While machining capacity grew in both numbers of machines and their complexity, the company’s engineering department was becoming more sophisticated in its approach to product development. Part of this increase in engineering sophistication has meant migrating from 2D design techniques to solid modeling design using Solidworks. The move to a 3D design environment, coupled with growing customer demand for more aesthetically appealing encoders, increased the geometric complexity of the parts that needed to be machined. As the geometric complexity of features with blended radii and other complex geometric forms grew, Mr. Egland found his programmers having to spend more time with engineering to calculate the geometry needed to plot cutter paths. Once the code was developed, a great deal of time was being spent at the machine proving out the program before a part could be placed into production.
“The amount of programming time that is saved depends a lot on the complexity of the part to program,” Mr. Egland says. “We have noticed that if there are arcs that blend into other arcs and blending corners for smooth appearance, our new CAM package can generate the machine tool path faster than we can figure out the points from which to make a trig function to try and plot the tool path. It is no contest that the software can generate code faster than anyone trying to do it manually.”
Dropping The Part Complete
Now, the programmers are able to interface to the design engineering department by directly importing solid models from Solidworks into the CAM package, creating a seamless data bridge between engineering and manufacturing.
Once the model is imported, PartMaker goes to work.

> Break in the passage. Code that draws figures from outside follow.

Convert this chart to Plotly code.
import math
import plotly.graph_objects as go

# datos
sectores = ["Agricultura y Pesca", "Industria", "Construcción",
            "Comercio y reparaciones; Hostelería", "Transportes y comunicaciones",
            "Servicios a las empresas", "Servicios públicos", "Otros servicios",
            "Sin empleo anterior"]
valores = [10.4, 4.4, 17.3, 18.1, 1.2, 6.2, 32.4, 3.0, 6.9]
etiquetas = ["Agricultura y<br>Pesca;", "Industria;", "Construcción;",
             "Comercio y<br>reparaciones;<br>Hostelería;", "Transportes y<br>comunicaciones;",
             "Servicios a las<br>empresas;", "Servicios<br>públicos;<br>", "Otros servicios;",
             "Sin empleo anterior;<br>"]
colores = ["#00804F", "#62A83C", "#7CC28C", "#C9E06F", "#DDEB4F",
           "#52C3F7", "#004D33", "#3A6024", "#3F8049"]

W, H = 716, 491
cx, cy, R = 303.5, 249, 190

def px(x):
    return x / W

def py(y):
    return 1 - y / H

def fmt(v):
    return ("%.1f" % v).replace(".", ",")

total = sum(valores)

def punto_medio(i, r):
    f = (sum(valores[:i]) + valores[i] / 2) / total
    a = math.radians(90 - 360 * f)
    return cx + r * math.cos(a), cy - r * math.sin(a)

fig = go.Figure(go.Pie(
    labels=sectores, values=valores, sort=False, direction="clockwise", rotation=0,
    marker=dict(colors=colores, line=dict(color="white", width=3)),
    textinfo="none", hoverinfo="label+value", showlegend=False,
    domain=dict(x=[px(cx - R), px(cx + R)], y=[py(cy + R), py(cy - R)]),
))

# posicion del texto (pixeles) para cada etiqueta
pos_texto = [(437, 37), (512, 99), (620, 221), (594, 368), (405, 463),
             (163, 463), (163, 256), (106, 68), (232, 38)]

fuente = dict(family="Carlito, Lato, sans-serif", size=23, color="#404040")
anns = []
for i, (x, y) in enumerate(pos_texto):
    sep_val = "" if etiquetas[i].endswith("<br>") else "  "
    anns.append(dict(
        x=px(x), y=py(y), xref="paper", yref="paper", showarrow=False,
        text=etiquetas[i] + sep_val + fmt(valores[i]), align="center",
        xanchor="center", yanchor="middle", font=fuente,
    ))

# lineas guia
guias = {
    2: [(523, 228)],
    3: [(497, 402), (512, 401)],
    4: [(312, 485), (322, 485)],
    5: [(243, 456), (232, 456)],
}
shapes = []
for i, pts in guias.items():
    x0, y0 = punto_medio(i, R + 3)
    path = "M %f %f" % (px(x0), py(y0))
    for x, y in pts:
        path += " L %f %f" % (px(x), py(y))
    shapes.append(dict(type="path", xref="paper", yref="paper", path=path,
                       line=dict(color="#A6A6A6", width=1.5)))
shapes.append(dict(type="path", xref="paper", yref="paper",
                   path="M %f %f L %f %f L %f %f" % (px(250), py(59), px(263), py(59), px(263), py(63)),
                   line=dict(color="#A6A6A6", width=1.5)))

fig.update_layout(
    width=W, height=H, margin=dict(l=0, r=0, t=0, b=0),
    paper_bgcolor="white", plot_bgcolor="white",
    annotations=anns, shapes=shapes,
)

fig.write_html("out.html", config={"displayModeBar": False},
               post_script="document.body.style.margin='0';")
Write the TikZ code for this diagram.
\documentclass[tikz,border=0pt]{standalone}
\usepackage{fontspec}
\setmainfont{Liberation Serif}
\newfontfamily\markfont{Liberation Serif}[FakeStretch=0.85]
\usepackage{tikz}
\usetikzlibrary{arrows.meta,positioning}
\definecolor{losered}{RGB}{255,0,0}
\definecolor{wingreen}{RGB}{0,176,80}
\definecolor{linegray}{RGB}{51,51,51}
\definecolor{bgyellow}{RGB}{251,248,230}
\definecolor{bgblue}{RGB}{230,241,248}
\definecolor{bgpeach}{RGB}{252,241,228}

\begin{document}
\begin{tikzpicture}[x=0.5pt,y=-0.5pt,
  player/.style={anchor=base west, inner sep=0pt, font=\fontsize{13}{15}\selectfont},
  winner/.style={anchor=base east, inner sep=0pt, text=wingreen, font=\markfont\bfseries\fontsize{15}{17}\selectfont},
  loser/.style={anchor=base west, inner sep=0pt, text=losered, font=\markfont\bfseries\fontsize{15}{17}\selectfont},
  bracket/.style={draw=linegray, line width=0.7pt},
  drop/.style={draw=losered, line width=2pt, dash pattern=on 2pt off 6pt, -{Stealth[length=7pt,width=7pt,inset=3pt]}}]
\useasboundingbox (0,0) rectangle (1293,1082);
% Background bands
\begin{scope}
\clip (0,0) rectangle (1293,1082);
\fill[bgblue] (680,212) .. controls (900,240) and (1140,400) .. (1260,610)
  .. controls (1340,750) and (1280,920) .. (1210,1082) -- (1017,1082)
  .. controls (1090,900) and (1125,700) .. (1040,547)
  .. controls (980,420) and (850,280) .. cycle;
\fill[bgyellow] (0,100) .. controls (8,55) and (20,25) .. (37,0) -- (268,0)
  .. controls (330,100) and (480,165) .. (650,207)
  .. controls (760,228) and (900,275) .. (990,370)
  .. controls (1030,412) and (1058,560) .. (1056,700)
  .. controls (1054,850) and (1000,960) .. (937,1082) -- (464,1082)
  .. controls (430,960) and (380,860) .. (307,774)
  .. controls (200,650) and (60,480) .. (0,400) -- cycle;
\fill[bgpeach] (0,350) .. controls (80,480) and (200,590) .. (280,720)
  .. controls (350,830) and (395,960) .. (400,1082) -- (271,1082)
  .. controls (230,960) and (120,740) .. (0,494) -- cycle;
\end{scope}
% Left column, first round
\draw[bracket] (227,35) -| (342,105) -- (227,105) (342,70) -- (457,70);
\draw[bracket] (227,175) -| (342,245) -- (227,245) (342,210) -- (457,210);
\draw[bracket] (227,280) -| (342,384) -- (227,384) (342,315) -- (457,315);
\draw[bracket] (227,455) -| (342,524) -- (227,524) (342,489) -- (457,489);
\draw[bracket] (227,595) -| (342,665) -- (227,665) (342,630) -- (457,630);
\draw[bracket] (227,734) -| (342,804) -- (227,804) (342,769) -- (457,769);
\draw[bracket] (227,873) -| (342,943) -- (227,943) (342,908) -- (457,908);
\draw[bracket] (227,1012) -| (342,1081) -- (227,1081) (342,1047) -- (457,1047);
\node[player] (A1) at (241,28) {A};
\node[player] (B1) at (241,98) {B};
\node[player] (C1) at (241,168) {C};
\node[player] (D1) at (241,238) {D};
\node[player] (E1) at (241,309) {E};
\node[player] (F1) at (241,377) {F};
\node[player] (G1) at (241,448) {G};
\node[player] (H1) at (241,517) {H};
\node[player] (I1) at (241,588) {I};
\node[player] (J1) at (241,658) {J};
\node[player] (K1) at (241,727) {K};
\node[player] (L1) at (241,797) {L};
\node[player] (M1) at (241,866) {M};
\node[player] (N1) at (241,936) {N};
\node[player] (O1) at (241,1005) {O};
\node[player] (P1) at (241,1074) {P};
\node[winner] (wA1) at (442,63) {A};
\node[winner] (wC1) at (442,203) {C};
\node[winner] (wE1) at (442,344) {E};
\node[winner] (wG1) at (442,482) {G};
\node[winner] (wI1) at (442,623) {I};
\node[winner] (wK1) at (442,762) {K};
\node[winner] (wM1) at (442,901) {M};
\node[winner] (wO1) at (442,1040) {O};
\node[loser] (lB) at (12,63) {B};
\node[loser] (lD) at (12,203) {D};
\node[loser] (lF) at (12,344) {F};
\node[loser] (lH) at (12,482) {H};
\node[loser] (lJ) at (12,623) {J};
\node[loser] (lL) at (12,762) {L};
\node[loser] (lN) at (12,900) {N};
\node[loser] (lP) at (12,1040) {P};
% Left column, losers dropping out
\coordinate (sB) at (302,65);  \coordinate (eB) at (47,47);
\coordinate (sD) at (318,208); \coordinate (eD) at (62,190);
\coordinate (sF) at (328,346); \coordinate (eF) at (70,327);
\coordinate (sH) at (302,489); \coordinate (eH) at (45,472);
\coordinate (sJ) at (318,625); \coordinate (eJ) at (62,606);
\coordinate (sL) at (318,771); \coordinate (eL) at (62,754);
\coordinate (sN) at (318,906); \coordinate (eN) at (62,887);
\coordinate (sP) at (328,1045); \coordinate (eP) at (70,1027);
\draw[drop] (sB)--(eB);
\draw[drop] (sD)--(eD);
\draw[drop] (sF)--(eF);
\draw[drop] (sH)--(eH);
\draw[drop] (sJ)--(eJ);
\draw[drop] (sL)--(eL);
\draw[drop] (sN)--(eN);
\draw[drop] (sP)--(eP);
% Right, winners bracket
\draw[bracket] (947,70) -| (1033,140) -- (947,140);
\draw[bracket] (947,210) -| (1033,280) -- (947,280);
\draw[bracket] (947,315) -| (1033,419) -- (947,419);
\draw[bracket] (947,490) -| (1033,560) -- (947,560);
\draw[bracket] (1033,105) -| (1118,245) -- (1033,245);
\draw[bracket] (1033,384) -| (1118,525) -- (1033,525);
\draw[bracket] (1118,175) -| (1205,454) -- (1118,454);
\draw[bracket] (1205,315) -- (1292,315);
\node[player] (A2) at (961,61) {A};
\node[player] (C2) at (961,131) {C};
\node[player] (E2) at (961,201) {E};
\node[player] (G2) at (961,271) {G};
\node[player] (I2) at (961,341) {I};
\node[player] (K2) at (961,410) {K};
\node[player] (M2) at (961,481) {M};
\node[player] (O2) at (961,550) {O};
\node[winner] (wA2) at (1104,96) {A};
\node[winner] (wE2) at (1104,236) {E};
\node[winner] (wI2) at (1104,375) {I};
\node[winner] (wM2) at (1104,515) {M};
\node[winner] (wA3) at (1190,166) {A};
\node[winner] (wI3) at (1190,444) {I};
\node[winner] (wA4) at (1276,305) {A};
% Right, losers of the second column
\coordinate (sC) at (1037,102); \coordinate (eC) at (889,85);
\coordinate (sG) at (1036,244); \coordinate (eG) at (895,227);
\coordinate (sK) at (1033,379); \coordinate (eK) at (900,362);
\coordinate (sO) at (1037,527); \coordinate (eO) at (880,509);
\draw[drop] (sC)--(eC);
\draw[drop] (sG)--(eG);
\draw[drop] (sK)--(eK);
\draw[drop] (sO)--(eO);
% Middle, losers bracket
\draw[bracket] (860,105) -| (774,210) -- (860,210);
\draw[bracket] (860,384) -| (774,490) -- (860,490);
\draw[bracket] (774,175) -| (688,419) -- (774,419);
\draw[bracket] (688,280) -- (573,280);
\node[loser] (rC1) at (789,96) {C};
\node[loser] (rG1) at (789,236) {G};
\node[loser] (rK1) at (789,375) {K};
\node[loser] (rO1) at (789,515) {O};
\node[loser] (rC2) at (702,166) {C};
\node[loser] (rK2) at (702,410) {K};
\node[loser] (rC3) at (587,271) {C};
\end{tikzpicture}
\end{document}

For EPC’s application, the software represents a unique programming solution because it is able to program all of the machines on the shop floor. At the heart of the software are two patented technologies for automating the programming of multi-axis turn-mill centers and CNC Swiss-type lathes.
The first of these technologies is a “divide and conquer” programming technique for handling parts with a number of turned and milled features being performed in single setup. The software breaks a complex part into a set of faces. The faces can be planar or rotational, and each can contain various machined features such as holes or interpolated pockets. A specific machining function, such as turning, polar milling or cylinder milling, is assigned to each face. A dedicated window, referred to as a face window, contains a workspace for the graphical representation of the face features. This approach allows the programmer to program the part in the same way a machine looks at the part, making the creation of the tool paths for a part with turned and milled features an intuitive process.

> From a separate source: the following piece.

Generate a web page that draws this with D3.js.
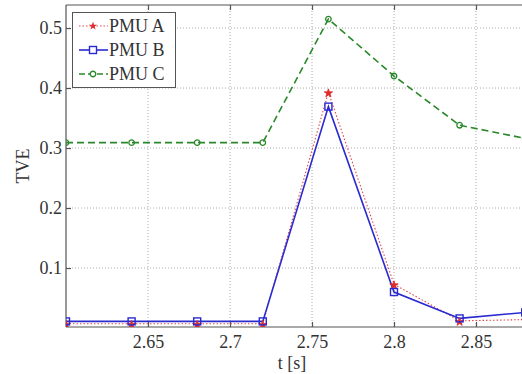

Because of the software’s effectiveness in handling turning and milling operations on a single part, EPC not only can program its parts faster, but it also can improve part appearance by deburring parts right on the machine. Therefore, costly and time-consuming secondary operations and manual deburring are alleviated.
“The software has helped us by quickly allowing us to run a chamfering tool around sharp edges, alleviating the need to deburr by hand, off the machine,” Mr. Egland notes. “By the time we pull the part off the machine, after letting the software do the deburring process, it’s an absolute finished piece that needs no secondary finishing or hand touching. The software helps us make a good looking part a great looking part.”
Knowledge Is Power
The CAM package takes advantage of the knowledge-based machining concept. This means the software is able to make recommendations about machining techniques such as feeds and speeds for various materials such as aluminum or stainless steel, based on the tool being used. The user is also able to teach the software about his or her own experience with respect to tooling and materials by creating tool libraries and customizing the material database while programming parts with the software. Thus, the more the software is used, the “smarter” it gets about each particular application.

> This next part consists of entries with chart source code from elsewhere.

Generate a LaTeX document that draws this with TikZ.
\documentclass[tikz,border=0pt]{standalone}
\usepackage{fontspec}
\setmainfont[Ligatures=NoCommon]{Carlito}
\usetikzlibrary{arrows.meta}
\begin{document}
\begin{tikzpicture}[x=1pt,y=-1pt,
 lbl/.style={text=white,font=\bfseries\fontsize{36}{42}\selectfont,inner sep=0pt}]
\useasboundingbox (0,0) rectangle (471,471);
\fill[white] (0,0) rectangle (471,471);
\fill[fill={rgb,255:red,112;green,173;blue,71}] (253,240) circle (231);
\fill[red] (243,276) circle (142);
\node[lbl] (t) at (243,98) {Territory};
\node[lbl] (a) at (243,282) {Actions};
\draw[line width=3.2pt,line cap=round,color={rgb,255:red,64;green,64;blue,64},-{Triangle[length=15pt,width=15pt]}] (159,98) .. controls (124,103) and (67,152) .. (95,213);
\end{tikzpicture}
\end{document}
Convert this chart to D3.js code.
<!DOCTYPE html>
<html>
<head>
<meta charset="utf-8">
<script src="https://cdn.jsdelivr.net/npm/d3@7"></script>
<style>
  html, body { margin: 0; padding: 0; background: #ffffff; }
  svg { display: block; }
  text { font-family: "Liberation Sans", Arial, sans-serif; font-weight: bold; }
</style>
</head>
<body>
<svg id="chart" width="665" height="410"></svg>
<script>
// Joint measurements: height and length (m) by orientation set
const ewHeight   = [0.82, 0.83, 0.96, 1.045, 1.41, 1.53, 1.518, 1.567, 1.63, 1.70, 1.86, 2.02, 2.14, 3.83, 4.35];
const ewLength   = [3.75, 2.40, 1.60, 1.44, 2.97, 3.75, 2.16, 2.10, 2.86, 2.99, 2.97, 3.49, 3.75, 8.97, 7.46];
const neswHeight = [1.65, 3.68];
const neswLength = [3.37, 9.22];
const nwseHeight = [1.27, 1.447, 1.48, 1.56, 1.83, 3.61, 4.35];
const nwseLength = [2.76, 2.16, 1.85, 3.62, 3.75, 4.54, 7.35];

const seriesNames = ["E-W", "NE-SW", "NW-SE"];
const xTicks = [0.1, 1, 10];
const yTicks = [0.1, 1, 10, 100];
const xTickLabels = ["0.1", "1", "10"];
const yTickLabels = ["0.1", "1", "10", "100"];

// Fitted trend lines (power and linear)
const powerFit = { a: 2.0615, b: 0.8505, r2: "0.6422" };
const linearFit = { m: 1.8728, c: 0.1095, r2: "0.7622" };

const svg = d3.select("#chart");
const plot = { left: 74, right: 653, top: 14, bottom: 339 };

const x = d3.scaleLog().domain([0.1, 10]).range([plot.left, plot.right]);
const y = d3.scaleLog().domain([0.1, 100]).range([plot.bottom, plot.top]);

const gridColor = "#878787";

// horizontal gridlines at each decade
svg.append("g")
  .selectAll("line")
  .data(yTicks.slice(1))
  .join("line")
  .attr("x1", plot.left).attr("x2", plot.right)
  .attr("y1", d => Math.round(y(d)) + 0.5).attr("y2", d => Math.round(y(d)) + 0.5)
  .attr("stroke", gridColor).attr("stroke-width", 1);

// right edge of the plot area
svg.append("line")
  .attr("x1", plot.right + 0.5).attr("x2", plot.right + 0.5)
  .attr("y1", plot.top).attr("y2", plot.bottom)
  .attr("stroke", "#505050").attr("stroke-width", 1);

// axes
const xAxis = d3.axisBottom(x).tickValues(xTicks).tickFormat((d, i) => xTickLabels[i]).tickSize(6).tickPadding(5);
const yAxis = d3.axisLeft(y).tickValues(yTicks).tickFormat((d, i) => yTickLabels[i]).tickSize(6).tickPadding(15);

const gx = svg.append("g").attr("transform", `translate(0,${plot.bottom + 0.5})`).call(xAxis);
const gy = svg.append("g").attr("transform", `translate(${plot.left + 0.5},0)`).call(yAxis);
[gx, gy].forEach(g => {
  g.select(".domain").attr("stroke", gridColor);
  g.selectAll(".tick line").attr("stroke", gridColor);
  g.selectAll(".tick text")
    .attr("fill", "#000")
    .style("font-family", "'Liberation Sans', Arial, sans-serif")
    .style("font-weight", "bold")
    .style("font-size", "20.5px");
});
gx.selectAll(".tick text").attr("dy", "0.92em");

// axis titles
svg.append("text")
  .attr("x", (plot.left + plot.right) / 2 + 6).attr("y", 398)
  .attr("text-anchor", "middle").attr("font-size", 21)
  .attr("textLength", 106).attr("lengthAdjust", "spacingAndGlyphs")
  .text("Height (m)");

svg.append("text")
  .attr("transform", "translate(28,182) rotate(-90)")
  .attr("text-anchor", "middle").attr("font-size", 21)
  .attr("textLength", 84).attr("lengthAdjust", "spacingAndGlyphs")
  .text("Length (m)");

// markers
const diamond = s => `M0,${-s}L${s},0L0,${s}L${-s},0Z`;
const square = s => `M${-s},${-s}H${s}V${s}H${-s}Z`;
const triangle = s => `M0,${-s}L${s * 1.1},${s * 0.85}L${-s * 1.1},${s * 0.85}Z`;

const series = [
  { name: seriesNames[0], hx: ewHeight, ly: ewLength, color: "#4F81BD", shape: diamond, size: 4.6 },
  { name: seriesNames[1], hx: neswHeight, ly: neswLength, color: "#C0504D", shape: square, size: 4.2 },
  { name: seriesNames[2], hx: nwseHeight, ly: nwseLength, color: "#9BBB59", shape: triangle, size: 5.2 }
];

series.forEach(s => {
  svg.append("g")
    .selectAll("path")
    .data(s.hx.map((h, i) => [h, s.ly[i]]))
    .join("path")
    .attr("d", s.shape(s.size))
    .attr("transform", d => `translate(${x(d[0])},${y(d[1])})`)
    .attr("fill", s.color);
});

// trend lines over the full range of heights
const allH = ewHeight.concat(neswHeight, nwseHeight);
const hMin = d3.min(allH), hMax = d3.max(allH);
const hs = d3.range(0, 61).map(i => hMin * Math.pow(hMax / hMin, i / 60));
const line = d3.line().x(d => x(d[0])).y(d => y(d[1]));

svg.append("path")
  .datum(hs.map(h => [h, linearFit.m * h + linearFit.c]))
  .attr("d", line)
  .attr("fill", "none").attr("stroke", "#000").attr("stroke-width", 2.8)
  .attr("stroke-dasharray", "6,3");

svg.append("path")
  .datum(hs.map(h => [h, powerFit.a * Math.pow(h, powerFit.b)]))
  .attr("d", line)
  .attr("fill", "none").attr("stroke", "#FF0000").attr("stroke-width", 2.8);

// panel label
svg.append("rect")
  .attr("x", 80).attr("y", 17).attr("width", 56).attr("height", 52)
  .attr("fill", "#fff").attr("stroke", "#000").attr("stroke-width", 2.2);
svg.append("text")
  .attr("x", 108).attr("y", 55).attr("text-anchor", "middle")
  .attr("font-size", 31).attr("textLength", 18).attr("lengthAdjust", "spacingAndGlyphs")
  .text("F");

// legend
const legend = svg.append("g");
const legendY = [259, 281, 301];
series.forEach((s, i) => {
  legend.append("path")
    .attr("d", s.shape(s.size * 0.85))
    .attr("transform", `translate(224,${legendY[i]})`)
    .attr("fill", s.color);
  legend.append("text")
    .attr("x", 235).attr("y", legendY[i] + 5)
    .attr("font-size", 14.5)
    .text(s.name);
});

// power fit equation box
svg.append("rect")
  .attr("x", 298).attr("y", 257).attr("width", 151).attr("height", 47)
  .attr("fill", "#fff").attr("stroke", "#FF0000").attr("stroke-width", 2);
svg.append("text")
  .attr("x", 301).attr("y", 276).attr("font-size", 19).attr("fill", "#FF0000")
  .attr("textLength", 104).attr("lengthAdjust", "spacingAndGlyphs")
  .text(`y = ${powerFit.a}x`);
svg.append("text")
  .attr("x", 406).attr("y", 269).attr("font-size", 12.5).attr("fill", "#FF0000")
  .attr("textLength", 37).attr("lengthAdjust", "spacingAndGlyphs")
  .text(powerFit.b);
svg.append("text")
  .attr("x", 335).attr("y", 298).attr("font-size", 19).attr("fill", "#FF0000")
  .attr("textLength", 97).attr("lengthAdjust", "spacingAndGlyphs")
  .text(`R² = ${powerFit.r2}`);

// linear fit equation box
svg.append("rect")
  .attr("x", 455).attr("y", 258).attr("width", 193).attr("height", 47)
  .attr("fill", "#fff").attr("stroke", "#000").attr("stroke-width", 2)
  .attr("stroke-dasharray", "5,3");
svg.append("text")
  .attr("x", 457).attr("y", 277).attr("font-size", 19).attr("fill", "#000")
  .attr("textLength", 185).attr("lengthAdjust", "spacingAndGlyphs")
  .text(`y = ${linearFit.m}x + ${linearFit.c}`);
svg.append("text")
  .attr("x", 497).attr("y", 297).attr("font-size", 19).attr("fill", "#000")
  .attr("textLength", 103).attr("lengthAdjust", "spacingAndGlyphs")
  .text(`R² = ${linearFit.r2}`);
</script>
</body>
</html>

Mr. Egland adds, “The software has enabled us to program parts and determine what the cut times will be. It makes programs that allow parts to run more efficiently and economically by determining speeds and feeds, whether running 303 stainless or 360 brass. With the tooling applied to it, it will pick up our spindle speeds and feed rates automatically.”
Once tool paths are created, the user generates a process table, which presents an exact cycle time for each process. The process table allows the programmer to easily synchronize operations being performed simultaneously by multiple tools, employing a system called “Visual Synchronization.” The programmer chooses the type of synchronization strategy being performed from graphical diagrams. For example, if he or she wants to cut with one tool on the main spindle while cutting with another at the same time on the subspindle, he or she simply chooses a diagram corresponding to this type of synchronization by pointing and clicking.
These visual synchronization strategies are applied automatically to every process on the part. Because the software knows the architecture of the machine being programmed, it checks that the synchronization strategies used by the programmer will actually work. If the programmer tries to synchronize operations in a manner the machine cannot handle, the software indicates where the error has occurred.
When synchronization is complete, the software displays a balanced cycle time, showing how much time is being spent on the main spindle, how much time is being spent on the subspindle and the total machining time, taking into account all concurrent operations. At this point, the programmer can see if additional cycle time reduction opportunities exist and make the changes accordingly, using a PC. The ability to generate accurate cycle-time estimates offline is critical to EPC’s production planning.
“With business getting more competitive, it’s critical we have a cost associated with each of our components. We are now able to establish that cost without having to run the part through the machine,” Mr. Egland says.
Setup Time Impact
Once a part tool path is programmed, the user can perform a vivid 3D simulation of the machining process on a PC to see if the part has any errors or if the machine will experience any collisions. This simulation helps to reduce machine setup time because it allows programmers to detect problems offline before they occur at the machine.
“Setup times are greatly reduced, especially on new parts. What used to take 4 hours or more on the setup of a new part can be reduced to less than an hour due to the ability to process the part without actually using the machine tool—by doing it on a PC offline. This software gives us actual run times and shows if there will be any interference with the machine tool,” Mr. Egland says.
Right The First Time
Of course, seeing the part on screen is great, but none of that would matter if the software did not generate accurate NC programs. The final link in the production chain for EPC is the robust post processors used to generate code for each of the company’s machines.
“If you have a CAM system that doesn’t give you the NC output you are looking for, then you have to go back to the old way of manually programming, which is exasperating. That’s not what the software should be doing for you. It should make the code that’s right the first time to make the part,” Mr. Egland states.